----- Input records -----

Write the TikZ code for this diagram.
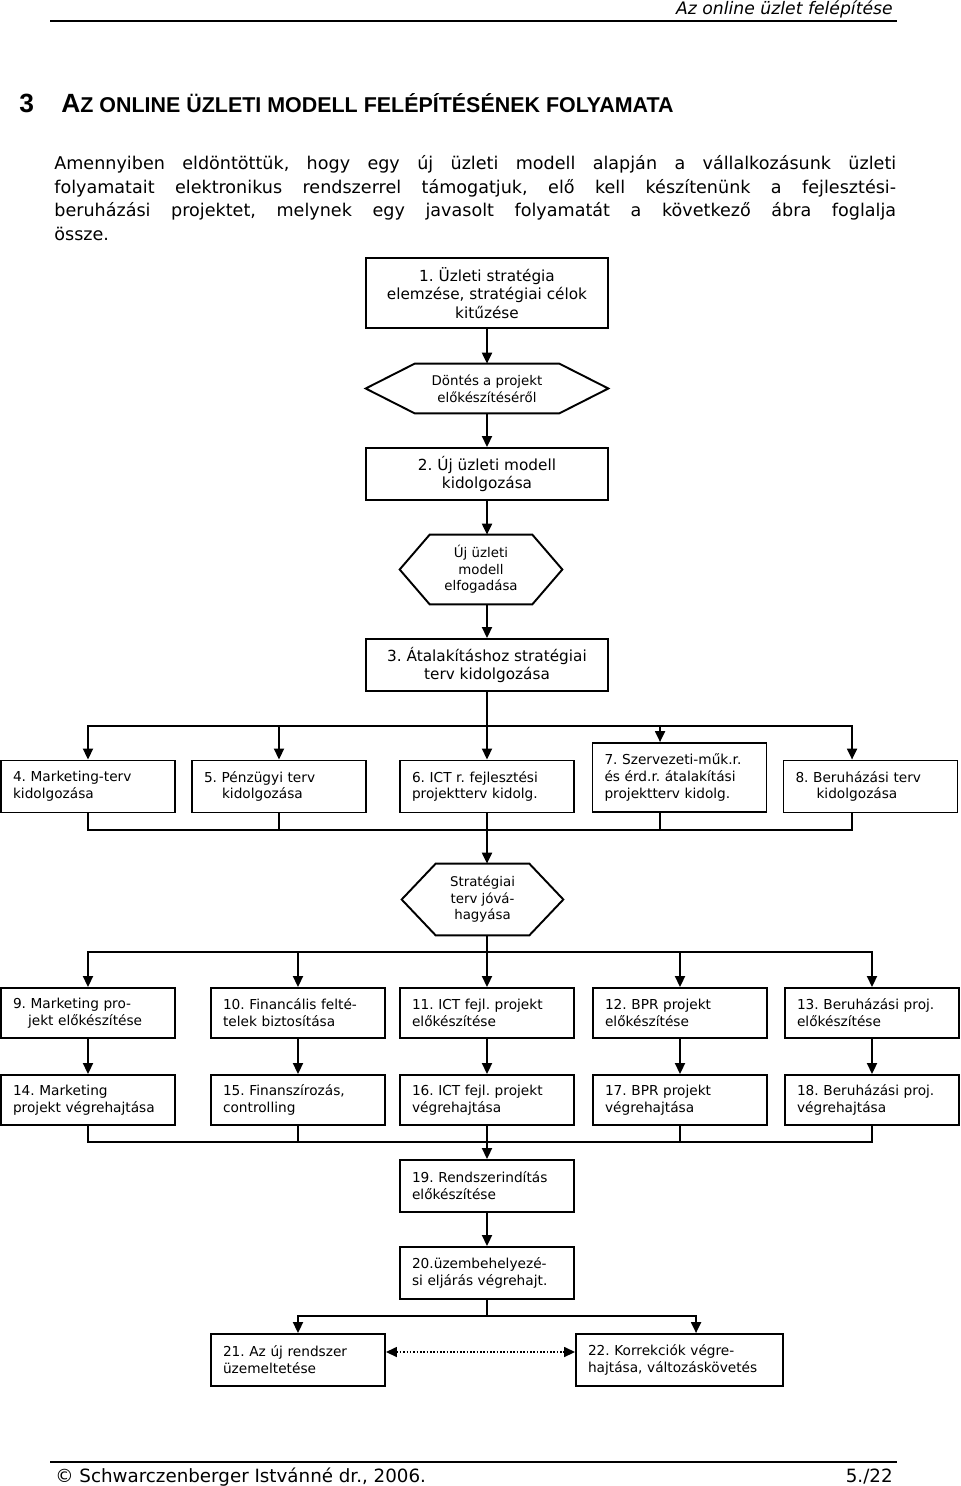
\documentclass[tikz,border=0pt]{standalone}
\usepackage{fontspec}
\setmainfont{DejaVu Sans}
\newfontfamily\headfont{Liberation Sans}
\frenchspacing
\usetikzlibrary{positioning, calc, arrows.meta}

% outline of a decision hexagon round a named node
\newcommand{\hexout}[2]{\draw[line] (#1.west) -- ($(#1.north west)+(#2,0)$)
  -- ($(#1.north east)-(#2,0)$) -- (#1.east) -- ($(#1.south east)-(#2,0)$)
  -- ($(#1.south west)+(#2,0)$) -- cycle;}

\begin{document}
\begin{tikzpicture} [x=0.02cm, y=-0.02cm,
    line/.style={line width=1.1pt},
    arr/.style={line, -{Triangle[length=0.22cm, width=0.2cm]}},
    dotarr/.style={line width=0.9pt, densely dotted,
      {Triangle[length=0.22cm, width=0.2cm]}-{Triangle[length=0.22cm, width=0.2cm]}},
    box/.style={draw, line width=1.1pt, align=center, minimum width=4.84cm,
      font=\fontsize{8.7}{10.6}\selectfont},
    rowbox/.style={draw, line width=1.1pt, align=left, text width=3cm,
      inner xsep=0.24cm, inner ysep=0pt, minimum height=1.04cm,
      font=\fontsize{7.8}{9.6}\selectfont},
    hexa/.style={align=center, inner sep=0pt, font=\fontsize{7.6}{9.4}\selectfont},
    para/.style={anchor=base west, inner sep=0pt, font=\fontsize{10}{12}\selectfont}]

        \useasboundingbox (0,0) rectangle (960,1486);

        % page head
        \node (hdr) [anchor=base east, inner sep=0pt, font=\fontsize{9.8}{11}\selectfont\itshape]
            at (893,15) {Az online üzlet felépítése};
        \draw [line width=0.8pt] (50,21) -- (897,21);
        \node (num) [anchor=base west, inner sep=0pt, font=\headfont\bfseries\fontsize{15}{17}\selectfont]
            at (19,113) {3};
        \node (title) [anchor=base west, inner sep=0pt, font=\headfont\bfseries] at (61,113)
            {{\fontsize{15}{17}\selectfont A}{\fontsize{12.2}{14}\selectfont Z ONLINE ÜZLETI MODELL FELÉPÍTÉSÉNEK FOLYAMATA}};
        \node (p1) [para] at (54,170) {\hbox to 16.84cm{Amennyiben eldöntöttük, hogy egy új üzleti modell alapján a vállalkozásunk üzleti}};
        \node (p2) [para] at (54,194) {\hbox to 16.84cm{folyamatait elektronikus rendszerrel támogatjuk, elő kell készítenünk a fejlesztési-}};
        \node (p3) [para] at (54,217) {\hbox to 16.84cm{beruházási projektet, melynek egy javasolt folyamatát a következő ábra foglalja}};
        \node (p4) [para] at (54,241) {össze.};

        % main chain
        \node (b1) [box, minimum height=1.4cm] at (487,293) {1. Üzleti stratégia\\elemzése, stratégiai célok\\kitűzése};
        \node (h1) [hexa, minimum width=4.84cm, minimum height=0.98cm] at (487,388.5) {Döntés a projekt\\előkészítéséről};
        \node (b2) [box, minimum height=1.04cm] at (487,474) {2. Új üzleti modell\\kidolgozása};
        \node (h2) [hexa, minimum width=3.24cm, minimum height=1.38cm] at (481,569.5) {Új üzleti\\modell\\elfogadása};
        \node (b3) [box, minimum height=1.04cm] at (487,665) {3. Átalakításhoz stratégiai\\terv kidolgozása};
        \hexout{h1}{49}
        \hexout{h2}{30}

        % plans
        \node (b4) [rowbox] at (88,786.5) {4. Marketing-terv\\kidolgozása};
        \node (b5) [rowbox] at (279,786.5) {5. Pénzügyi terv\\\hspace*{0.36cm}kidolgozása};
        \node (b6) [rowbox] at (487,786.5) {6. ICT r. fejlesztési\\projektterv kidolg.};
        \node (b7) [rowbox, minimum height=1.38cm] at (679.5,777.5) {7. Szervezeti-műk.r.\\és érd.r. átalakítási\\projektterv kidolg.};
        \node (b8) [rowbox] at (870.5,786.5) {8. Beruházási terv\\\hspace*{0.42cm}kidolgozása};
        \node (h3) [hexa, minimum width=3.22cm, minimum height=1.42cm] at (482.5,899.5) {Stratégiai\\terv jóvá-\\hagyása};
        \hexout{h3}{34}

        % preparation and execution
        \node (b9) [rowbox, minimum height=1cm] at (88,1013) {9. Marketing pro-\\\hspace*{0.3cm}jekt előkészítése};
        \node (b10) [rowbox, minimum height=1cm] at (298,1013) {10. Financális felté-\\telek biztosítása};
        \node (b11) [rowbox, minimum height=1cm] at (487,1013) {11. ICT fejl. projekt\\előkészítése};
        \node (b12) [rowbox, minimum height=1cm] at (680,1013) {12. BPR projekt\\előkészítése};
        \node (b13) [rowbox, minimum height=1cm] at (872,1013) {13. Beruházási proj.\\előkészítése};
        \node (b14) [rowbox, minimum height=1cm] at (88,1100) {14. Marketing\\\mbox{projekt végrehajtása}};
        \node (b15) [rowbox, minimum height=1cm] at (298,1100) {15. Finanszírozás,\\controlling};
        \node (b16) [rowbox, minimum height=1cm] at (487,1100) {16. ICT fejl. projekt\\végrehajtása};
        \node (b17) [rowbox, minimum height=1cm] at (680,1100) {17. BPR projekt\\végrehajtása};
        \node (b18) [rowbox, minimum height=1cm] at (872,1100) {18. Beruházási proj.\\végrehajtása};

        % start up
        \node (b19) [rowbox] at (487,1186) {19. Rendszerindítás\\előkészítése};
        \node (b20) [rowbox] at (487,1273) {20.üzembehelyezé-\\si eljárás végrehajt.};
        \node (b21) [rowbox] at (298,1360) {21. Az új rendszer\\üzemeltetése};
        \node (b22) [rowbox, text width=3.66cm] at (679.5,1360) {22. Korrekciók végre-\\hajtása, változáskövetés};

        \coordinate (s1) at (487,726);
        \coordinate (c1) at (487,830);
        \coordinate (s2) at (487,952);
        \coordinate (c2) at (487,1142);
        \coordinate (s3) at (487,1316);
        \coordinate (t7) at ($(b7.north west)+(68.5,0)$);
        \coordinate (t8) at ($(b8.north west)+(69.5,0)$);
        \coordinate (t22) at ($(b22.north west)+(121,0)$);

        \path [arr]
            (b1) edge (h1) (h1) edge (b2)
            (b2.south) edge (b2.south |- h2.north)
            (h2.south -| b3.north) edge (b3.north);
        \draw [line] (b3.south) -- (s1);
        \foreach \n in {b4, b5, b6, t7, t8} \draw [arr] (s1) -| (\n);
        \foreach \n in {b4, b5} \draw [line] (\n.south) |- (c1);
        \draw [line] (b7.south -| t7) |- (c1);
        \draw [line] (b8.south -| t8) |- (c1);
        \draw [arr] (b6.south) -- (b6.south |- h3.north);
        \draw [line] (b6.south |- h3.south) -- (s2);
        \foreach \n in {9,...,13} \draw [arr] (s2) -| (b\n.north);
        \foreach \n [evaluate=\n as \m using int(\n+5)] in {9,...,13}
            \draw [arr] (b\n.south) -- (b\m.north);
        \foreach \n in {14, 15, 17, 18} \draw [line] (b\n.south) |- (c2);
        \path [arr] (b16) edge (b19) (b19) edge (b20);
        \draw [line] (b20.south) -- (s3);
        \draw [arr] (s3) -| (b21.north);
        \draw [arr] (s3) -| (t22);
        \draw [dotarr] ($(b21.east)+(0,-8)$) -- ($(b22.west)+(0,-8)$);

        % page foot
        \draw [line width=0.8pt] (50,1462) -- (897,1462);
        \node (copy) [anchor=base west, inner sep=0pt, font=\fontsize{10.4}{12}\selectfont]
            at (55,1482) {© Schwarczenberger Istvánné dr., 2006.};
        \node (page) [anchor=base east, inner sep=0pt, font=\fontsize{10.4}{12}\selectfont]
            at (893,1482) {5./22};

\end{tikzpicture}
\end{document}
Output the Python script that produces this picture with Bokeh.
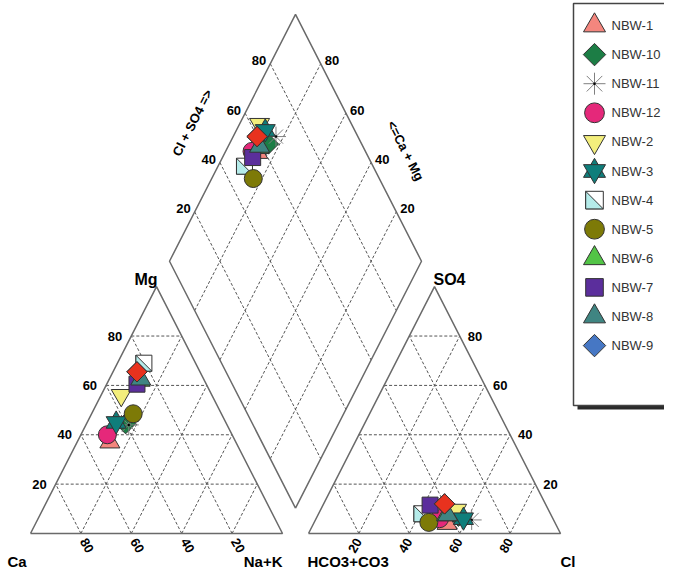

-----

* _What is needed_:
From the top of the listing above, repeat each line exactly until you reach the line containing "(0,0) rectangle (960,1486);", and repeat that one too. Leave the pictures out.

* _Output of the task_:
Write the TikZ code for this diagram.
\documentclass[tikz,border=0pt]{standalone}
\usepackage{fontspec}
\setmainfont{DejaVu Sans}
\newfontfamily\headfont{Liberation Sans}
\frenchspacing
\usetikzlibrary{positioning, calc, arrows.meta}

% outline of a decision hexagon round a named node
\newcommand{\hexout}[2]{\draw[line] (#1.west) -- ($(#1.north west)+(#2,0)$)
  -- ($(#1.north east)-(#2,0)$) -- (#1.east) -- ($(#1.south east)-(#2,0)$)
  -- ($(#1.south west)+(#2,0)$) -- cycle;}

\begin{document}
\begin{tikzpicture} [x=0.02cm, y=-0.02cm,
    line/.style={line width=1.1pt},
    arr/.style={line, -{Triangle[length=0.22cm, width=0.2cm]}},
    dotarr/.style={line width=0.9pt, densely dotted,
      {Triangle[length=0.22cm, width=0.2cm]}-{Triangle[length=0.22cm, width=0.2cm]}},
    box/.style={draw, line width=1.1pt, align=center, minimum width=4.84cm,
      font=\fontsize{8.7}{10.6}\selectfont},
    rowbox/.style={draw, line width=1.1pt, align=left, text width=3cm,
      inner xsep=0.24cm, inner ysep=0pt, minimum height=1.04cm,
      font=\fontsize{7.8}{9.6}\selectfont},
    hexa/.style={align=center, inner sep=0pt, font=\fontsize{7.6}{9.4}\selectfont},
    para/.style={anchor=base west, inner sep=0pt, font=\fontsize{10}{12}\selectfont}]

        \useasboundingbox (0,0) rectangle (960,1486);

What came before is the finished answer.